* [EXERCISE BRIEF]: Repeat the data that follows, word for word, without the images.

* [INFORMATION SUPPLIED]:
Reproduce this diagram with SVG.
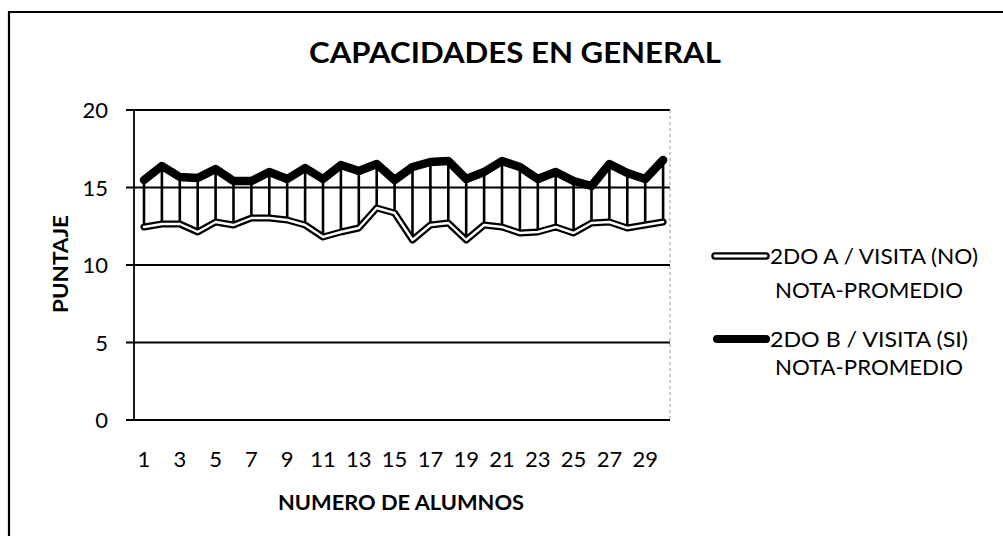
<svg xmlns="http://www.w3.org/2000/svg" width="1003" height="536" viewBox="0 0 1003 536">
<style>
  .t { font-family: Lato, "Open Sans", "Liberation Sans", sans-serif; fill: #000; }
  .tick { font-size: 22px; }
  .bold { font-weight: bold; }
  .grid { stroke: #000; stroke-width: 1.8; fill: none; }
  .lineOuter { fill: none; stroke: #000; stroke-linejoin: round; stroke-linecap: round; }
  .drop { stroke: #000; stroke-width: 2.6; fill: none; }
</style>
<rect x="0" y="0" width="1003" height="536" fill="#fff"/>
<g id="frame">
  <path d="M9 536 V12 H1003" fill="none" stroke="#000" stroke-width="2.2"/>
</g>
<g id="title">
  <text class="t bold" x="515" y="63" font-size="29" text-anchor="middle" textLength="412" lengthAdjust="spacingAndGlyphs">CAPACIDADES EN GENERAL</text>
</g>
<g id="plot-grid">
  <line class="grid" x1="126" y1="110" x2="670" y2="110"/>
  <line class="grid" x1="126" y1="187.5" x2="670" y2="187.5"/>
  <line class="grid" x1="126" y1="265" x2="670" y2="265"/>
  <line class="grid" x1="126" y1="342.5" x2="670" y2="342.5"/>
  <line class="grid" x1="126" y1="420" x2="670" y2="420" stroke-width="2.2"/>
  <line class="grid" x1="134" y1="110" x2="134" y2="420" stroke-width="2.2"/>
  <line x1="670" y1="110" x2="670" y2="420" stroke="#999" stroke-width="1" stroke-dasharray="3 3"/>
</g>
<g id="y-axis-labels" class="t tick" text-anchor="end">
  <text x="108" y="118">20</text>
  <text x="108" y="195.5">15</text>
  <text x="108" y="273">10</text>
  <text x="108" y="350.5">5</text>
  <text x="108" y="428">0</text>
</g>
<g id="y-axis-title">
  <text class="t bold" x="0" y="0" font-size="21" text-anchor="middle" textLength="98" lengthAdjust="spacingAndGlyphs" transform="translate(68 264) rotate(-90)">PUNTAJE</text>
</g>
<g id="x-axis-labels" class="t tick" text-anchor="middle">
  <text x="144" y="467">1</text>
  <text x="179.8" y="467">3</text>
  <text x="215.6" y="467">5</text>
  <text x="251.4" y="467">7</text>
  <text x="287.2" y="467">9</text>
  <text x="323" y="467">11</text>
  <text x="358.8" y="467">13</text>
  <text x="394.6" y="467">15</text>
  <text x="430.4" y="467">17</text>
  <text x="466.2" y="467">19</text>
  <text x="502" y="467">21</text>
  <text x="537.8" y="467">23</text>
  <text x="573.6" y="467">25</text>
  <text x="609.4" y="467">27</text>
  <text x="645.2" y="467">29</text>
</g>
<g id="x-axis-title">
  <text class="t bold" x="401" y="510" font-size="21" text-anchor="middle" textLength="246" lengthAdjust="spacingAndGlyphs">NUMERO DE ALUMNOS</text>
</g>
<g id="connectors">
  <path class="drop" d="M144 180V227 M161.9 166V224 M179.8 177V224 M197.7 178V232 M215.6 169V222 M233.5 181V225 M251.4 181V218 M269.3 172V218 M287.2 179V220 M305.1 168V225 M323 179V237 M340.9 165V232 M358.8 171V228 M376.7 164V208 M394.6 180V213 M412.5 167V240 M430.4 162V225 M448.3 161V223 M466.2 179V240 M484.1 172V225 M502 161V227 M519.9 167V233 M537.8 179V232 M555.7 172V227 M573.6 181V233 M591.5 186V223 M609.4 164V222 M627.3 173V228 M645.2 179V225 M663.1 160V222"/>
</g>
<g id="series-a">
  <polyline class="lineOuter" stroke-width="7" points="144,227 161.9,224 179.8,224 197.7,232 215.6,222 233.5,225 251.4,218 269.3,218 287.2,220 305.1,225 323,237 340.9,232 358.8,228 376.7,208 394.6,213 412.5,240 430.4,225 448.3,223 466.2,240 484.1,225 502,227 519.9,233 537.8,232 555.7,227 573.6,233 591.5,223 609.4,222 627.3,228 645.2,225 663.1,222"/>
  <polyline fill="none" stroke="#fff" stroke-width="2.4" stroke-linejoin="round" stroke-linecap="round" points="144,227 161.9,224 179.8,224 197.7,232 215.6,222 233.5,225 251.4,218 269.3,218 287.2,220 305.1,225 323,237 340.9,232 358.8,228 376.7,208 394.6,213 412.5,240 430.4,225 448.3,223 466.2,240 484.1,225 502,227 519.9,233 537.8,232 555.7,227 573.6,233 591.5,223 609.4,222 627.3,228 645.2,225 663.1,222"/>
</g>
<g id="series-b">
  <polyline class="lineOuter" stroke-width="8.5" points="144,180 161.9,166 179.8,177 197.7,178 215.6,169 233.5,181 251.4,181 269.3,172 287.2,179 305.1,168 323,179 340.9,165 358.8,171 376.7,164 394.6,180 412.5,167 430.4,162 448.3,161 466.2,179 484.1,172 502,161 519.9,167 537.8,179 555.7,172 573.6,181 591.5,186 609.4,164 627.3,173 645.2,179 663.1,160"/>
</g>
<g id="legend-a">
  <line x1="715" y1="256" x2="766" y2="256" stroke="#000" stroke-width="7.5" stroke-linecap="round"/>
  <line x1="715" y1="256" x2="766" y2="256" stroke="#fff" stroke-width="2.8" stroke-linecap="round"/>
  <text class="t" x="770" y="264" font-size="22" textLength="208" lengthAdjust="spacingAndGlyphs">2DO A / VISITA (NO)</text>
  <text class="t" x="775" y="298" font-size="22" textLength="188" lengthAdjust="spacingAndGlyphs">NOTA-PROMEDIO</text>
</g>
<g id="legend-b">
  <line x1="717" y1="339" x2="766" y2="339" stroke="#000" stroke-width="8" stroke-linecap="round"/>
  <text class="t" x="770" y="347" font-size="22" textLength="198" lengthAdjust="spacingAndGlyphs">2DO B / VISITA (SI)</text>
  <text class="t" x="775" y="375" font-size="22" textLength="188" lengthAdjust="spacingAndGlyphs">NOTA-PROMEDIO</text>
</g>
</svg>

* [SOLUTION FOR THIS TASK]:
Reproduce this diagram with SVG.
<svg xmlns="http://www.w3.org/2000/svg" width="1003" height="536" viewBox="0 0 1003 536">
<style>
  .t { font-family: Lato, "Open Sans", "Liberation Sans", sans-serif; fill: #000; }
  .tick { font-size: 22px; }
  .bold { font-weight: bold; }
  .grid { stroke: #000; stroke-width: 1.8; fill: none; }
  .lineOuter { fill: none; stroke: #000; stroke-linejoin: round; stroke-linecap: round; }
  .drop { stroke: #000; stroke-width: 2.6; fill: none; }
</style>
<rect x="0" y="0" width="1003" height="536" fill="#fff"/>
<g id="frame">
  <path d="M9 536 V12 H1003" fill="none" stroke="#000" stroke-width="2.2"/>
</g>
<g id="title">
  <text class="t bold" x="515" y="63" font-size="29" text-anchor="middle" textLength="412" lengthAdjust="spacingAndGlyphs">CAPACIDADES EN GENERAL</text>
</g>
<g id="plot-grid">
  <line class="grid" x1="126" y1="110" x2="670" y2="110"/>
  <line class="grid" x1="126" y1="187.5" x2="670" y2="187.5"/>
  <line class="grid" x1="126" y1="265" x2="670" y2="265"/>
  <line class="grid" x1="126" y1="342.5" x2="670" y2="342.5"/>
  <line class="grid" x1="126" y1="420" x2="670" y2="420" stroke-width="2.2"/>
  <line class="grid" x1="134" y1="110" x2="134" y2="420" stroke-width="2.2"/>
  <line x1="670" y1="110" x2="670" y2="420" stroke="#999" stroke-width="1" stroke-dasharray="3 3"/>
</g>
<g id="y-axis-labels" class="t tick" text-anchor="end">
  <text x="108" y="118">20</text>
  <text x="108" y="195.5">15</text>
  <text x="108" y="273">10</text>
  <text x="108" y="350.5">5</text>
  <text x="108" y="428">0</text>
</g>
<g id="y-axis-title">
  <text class="t bold" x="0" y="0" font-size="21" text-anchor="middle" textLength="98" lengthAdjust="spacingAndGlyphs" transform="translate(68 264) rotate(-90)">PUNTAJE</text>
</g>
<g id="x-axis-labels" class="t tick" text-anchor="middle">
  <text x="144" y="467">1</text>
  <text x="179.8" y="467">3</text>
  <text x="215.6" y="467">5</text>
  <text x="251.4" y="467">7</text>
  <text x="287.2" y="467">9</text>
  <text x="323" y="467">11</text>
  <text x="358.8" y="467">13</text>
  <text x="394.6" y="467">15</text>
  <text x="430.4" y="467">17</text>
  <text x="466.2" y="467">19</text>
  <text x="502" y="467">21</text>
  <text x="537.8" y="467">23</text>
  <text x="573.6" y="467">25</text>
  <text x="609.4" y="467">27</text>
  <text x="645.2" y="467">29</text>
</g>
<g id="x-axis-title">
  <text class="t bold" x="401" y="510" font-size="21" text-anchor="middle" textLength="246" lengthAdjust="spacingAndGlyphs">NUMERO DE ALUMNOS</text>
</g>
<g id="connectors">
  <path class="drop" d="M144 180V227 M161.9 166V224 M179.8 177V224 M197.7 178V232 M215.6 169V222 M233.5 181V225 M251.4 181V218 M269.3 172V218 M287.2 179V220 M305.1 168V225 M323 179V237 M340.9 165V232 M358.8 171V228 M376.7 164V208 M394.6 180V213 M412.5 167V240 M430.4 162V225 M448.3 161V223 M466.2 179V240 M484.1 172V225 M502 161V227 M519.9 167V233 M537.8 179V232 M555.7 172V227 M573.6 181V233 M591.5 186V223 M609.4 164V222 M627.3 173V228 M645.2 179V225 M663.1 160V222"/>
</g>
<g id="series-a">
  <polyline class="lineOuter" stroke-width="7" points="144,227 161.9,224 179.8,224 197.7,232 215.6,222 233.5,225 251.4,218 269.3,218 287.2,220 305.1,225 323,237 340.9,232 358.8,228 376.7,208 394.6,213 412.5,240 430.4,225 448.3,223 466.2,240 484.1,225 502,227 519.9,233 537.8,232 555.7,227 573.6,233 591.5,223 609.4,222 627.3,228 645.2,225 663.1,222"/>
  <polyline fill="none" stroke="#fff" stroke-width="2.4" stroke-linejoin="round" stroke-linecap="round" points="144,227 161.9,224 179.8,224 197.7,232 215.6,222 233.5,225 251.4,218 269.3,218 287.2,220 305.1,225 323,237 340.9,232 358.8,228 376.7,208 394.6,213 412.5,240 430.4,225 448.3,223 466.2,240 484.1,225 502,227 519.9,233 537.8,232 555.7,227 573.6,233 591.5,223 609.4,222 627.3,228 645.2,225 663.1,222"/>
</g>
<g id="series-b">
  <polyline class="lineOuter" stroke-width="8.5" points="144,180 161.9,166 179.8,177 197.7,178 215.6,169 233.5,181 251.4,181 269.3,172 287.2,179 305.1,168 323,179 340.9,165 358.8,171 376.7,164 394.6,180 412.5,167 430.4,162 448.3,161 466.2,179 484.1,172 502,161 519.9,167 537.8,179 555.7,172 573.6,181 591.5,186 609.4,164 627.3,173 645.2,179 663.1,160"/>
</g>
<g id="legend-a">
  <line x1="715" y1="256" x2="766" y2="256" stroke="#000" stroke-width="7.5" stroke-linecap="round"/>
  <line x1="715" y1="256" x2="766" y2="256" stroke="#fff" stroke-width="2.8" stroke-linecap="round"/>
  <text class="t" x="770" y="264" font-size="22" textLength="208" lengthAdjust="spacingAndGlyphs">2DO A / VISITA (NO)</text>
  <text class="t" x="775" y="298" font-size="22" textLength="188" lengthAdjust="spacingAndGlyphs">NOTA-PROMEDIO</text>
</g>
<g id="legend-b">
  <line x1="717" y1="339" x2="766" y2="339" stroke="#000" stroke-width="8" stroke-linecap="round"/>
  <text class="t" x="770" y="347" font-size="22" textLength="198" lengthAdjust="spacingAndGlyphs">2DO B / VISITA (SI)</text>
  <text class="t" x="775" y="375" font-size="22" textLength="188" lengthAdjust="spacingAndGlyphs">NOTA-PROMEDIO</text>
</g>
</svg>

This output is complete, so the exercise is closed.